As for Verizon, they have at least four different LTE 4G phones coming alongside the 3G iPhone. All of them have much bigger screens and some even have dual core processors that can power laptops. With data and hotspots becoming a bigger part of the smartphone package, the LTE advantage should play well for Android.
There is also the low cost Android factor. Most Galaxy phones can be found for free on any carrier with a plan while the iPhone will be $200-$300. Android also does well on pre-paid carriers like Sprint's (S) MVNO partners Virgin, Boost and Cricket as well as the pre-paid areas of Verizon, AT&T and T-Mobile.

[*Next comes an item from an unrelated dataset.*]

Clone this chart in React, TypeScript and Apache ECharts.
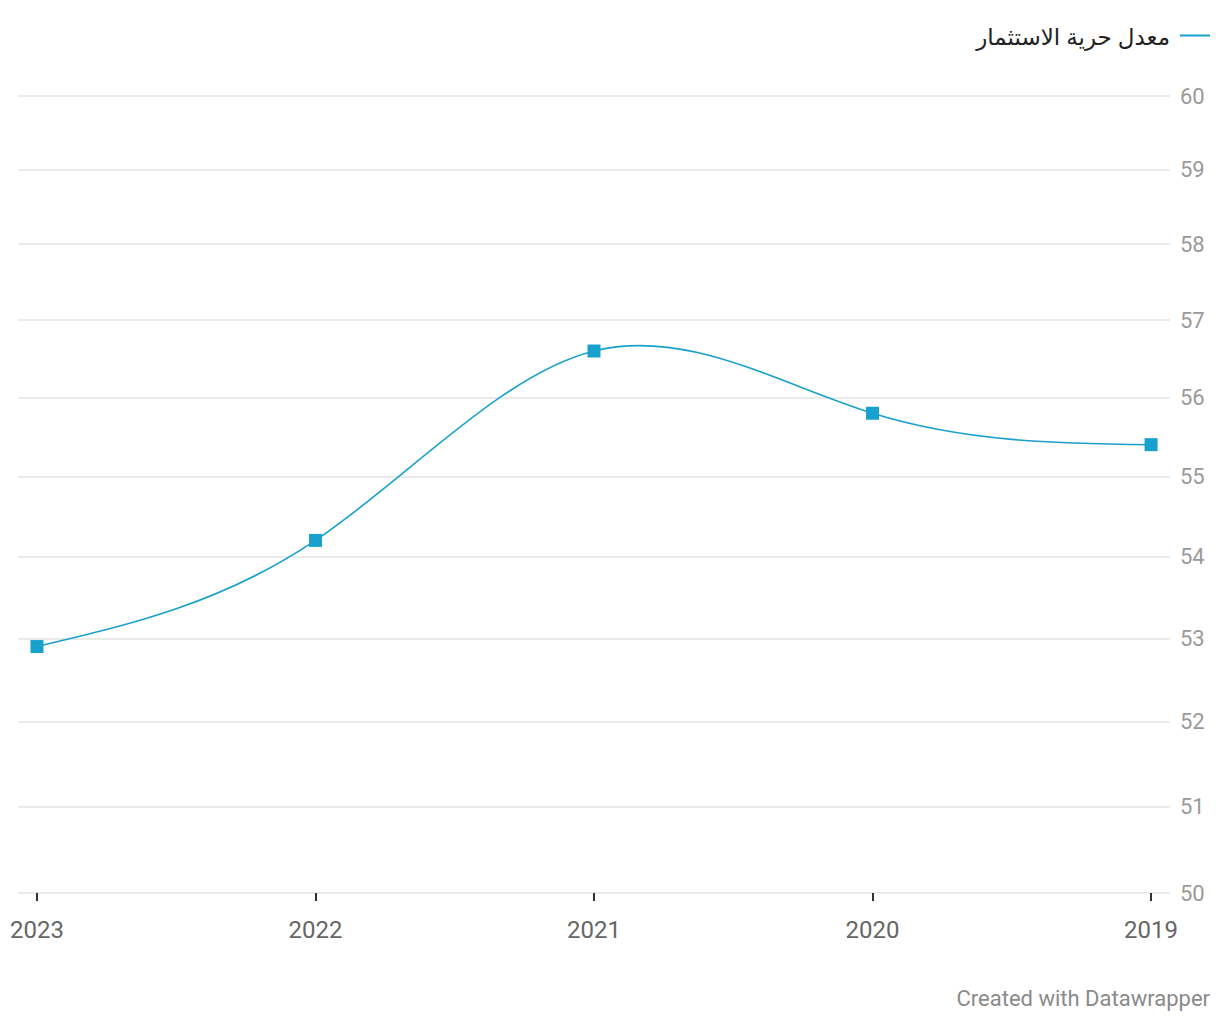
import React, { useEffect, useRef } from "react";
import * as echarts from "echarts";

const years = [2023, 2022, 2021, 2020, 2019];
const values = [52.9, 54.2, 56.6, 55.8, 55.4];
const yTicks = [50, 51, 52, 53, 54, 55, 56, 57, 58, 59, 60];
const seriesName = "معدل حرية الاستثمار";
const footer = "Created with Datawrapper";

const FONT = "Roboto, 'Noto Sans', 'DejaVu Sans', sans-serif";
const AR_FONT = "'Noto Sans', 'DejaVu Sans', sans-serif";
const BLUE = "#18a1cd";

// natural cubic spline control points (per coordinate)
function controlPoints(x: number[]) {
  const n = x.length - 1;
  const a = new Array(n), b = new Array(n), r = new Array(n);
  a[0] = 0; b[0] = 2; r[0] = x[0] + 2 * x[1];
  for (let i = 1; i < n - 1; ++i) { a[i] = 1; b[i] = 4; r[i] = 4 * x[i] + 2 * x[i + 1]; }
  a[n - 1] = 2; b[n - 1] = 7; r[n - 1] = 8 * x[n - 1] + x[n];
  for (let i = 1; i < n; ++i) { const m = a[i] / b[i - 1]; b[i] -= m; r[i] -= m * r[i - 1]; }
  a[n - 1] = r[n - 1] / b[n - 1];
  for (let i = n - 2; i >= 0; --i) a[i] = (r[i] - a[i + 1]) / b[i];
  b[n - 1] = (x[n] + a[n - 1]) / 2;
  for (let i = 0; i < n - 1; ++i) b[i] = 2 * x[i + 1] - a[i + 1];
  return [a, b];
}

export default function App() {
  const ref = useRef<HTMLDivElement>(null);
  useEffect(() => {
    if (!ref.current) return;
    const chart = echarts.init(ref.current, null, { renderer: "svg" });
    const points = years.map((y, i) => [y, values[i]]);
    chart.setOption({
      animation: false,
      textStyle: { fontFamily: FONT },
      grid: { left: 18, right: 50, top: 96, bottom: 127 },
      legend: {
        show: true,
        right: 10,
        top: 24,
        padding: 0,
        align: "right",
        itemWidth: 30,
        itemHeight: 2,
        data: [{ name: seriesName, icon: "rect", itemStyle: { color: BLUE } }],
        textStyle: { fontSize: 23, color: "#222", fontFamily: AR_FONT, padding: [0, 5, 0, 0] },
      },
      xAxis: {
        type: "value",
        inverse: true,
        min: 2018.932,
        max: 2023.068,
        axisLine: { show: false },
        splitLine: { show: false },
        axisTick: {
          show: true,
          customValues: years,
          length: 8,
          lineStyle: { color: "#333", width: 2 },
        },
        axisLabel: {
          customValues: years,
          color: "#666",
          fontSize: 24,
          fontFamily: FONT,
          margin: 25,
          formatter: (v: number) => String(v),
        },
      },
      yAxis: {
        type: "log",
        min: 50,
        max: 60,
        position: "right",
        axisLine: { show: false },
        axisTick: { show: false, customValues: yTicks },
        splitLine: { show: true, lineStyle: { color: "#e3e3e3", width: 1.5 } },
        axisLabel: {
          customValues: yTicks,
          color: "#9a9a9a",
          fontSize: 22,
          fontFamily: FONT,
          margin: 10,
          formatter: (v: number) => String(Math.round(v)),
        },
      },
      graphic: [
        {
          type: "text",
          right: 10,
          bottom: 11,
          style: { text: footer, fontSize: 22, fill: "#8a8a8a", fontFamily: FONT },
        },
      ],
      series: [
        {
          name: seriesName,
          type: "custom",
          z: 2,
          data: points,
          encode: { x: 0, y: 1 },
          itemStyle: { color: BLUE },
          renderItem: (params: any, api: any) => {
            const i = params.dataIndex;
            const n = points.length;
            if (i >= n - 1) return null;
            const pts = points.map((p) => api.coord(p));
            const [ax, bx] = controlPoints(pts.map((p: number[]) => p[0]));
            const [ay, by] = controlPoints(pts.map((p: number[]) => p[1]));
            return {
              type: "bezierCurve",
              shape: {
                x1: pts[i][0],
                y1: pts[i][1],
                cpx1: ax[i],
                cpy1: ay[i],
                cpx2: bx[i],
                cpy2: by[i],
                x2: pts[i + 1][0],
                y2: pts[i + 1][1],
              },
              style: { stroke: BLUE, lineWidth: 1.6, fill: "none" },
              silent: true,
            };
          },
        },
        {
          name: seriesName,
          type: "line",
          z: 3,
          data: points,
          symbol: "rect",
          symbolSize: 13,
          itemStyle: { color: BLUE },
          lineStyle: { color: BLUE, width: 0, opacity: 0 },
        },
      ],
    });
    return () => chart.dispose();
  }, []);
  return (
    <div
      ref={ref}
      style={{ position: "fixed", left: 0, top: 0, width: 1220, height: 1020, background: "#fff" }}
    />
  );
}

AT&T is obviously the biggest loser in the wake of today's announcement. They've been riding the iPhone exclusivity arrangement too hard, instead of fixing their network (they rank lowest among the big four carriers by Consumer Reports), marketing their other devices (in stores and out) and offering choices to iPhone users (tethering was a year late, no hotspot, etc). It will be interesting to see how they react.
AT&T counters with this statement: For iPhone users who want the fastest speeds, the ability to talk and use internet at the same time, and unsurpassed global coverage, the only choice is AT&T.
I expect them to lose market share throughout the year and to take second place at the iPhone 5 launch this summer.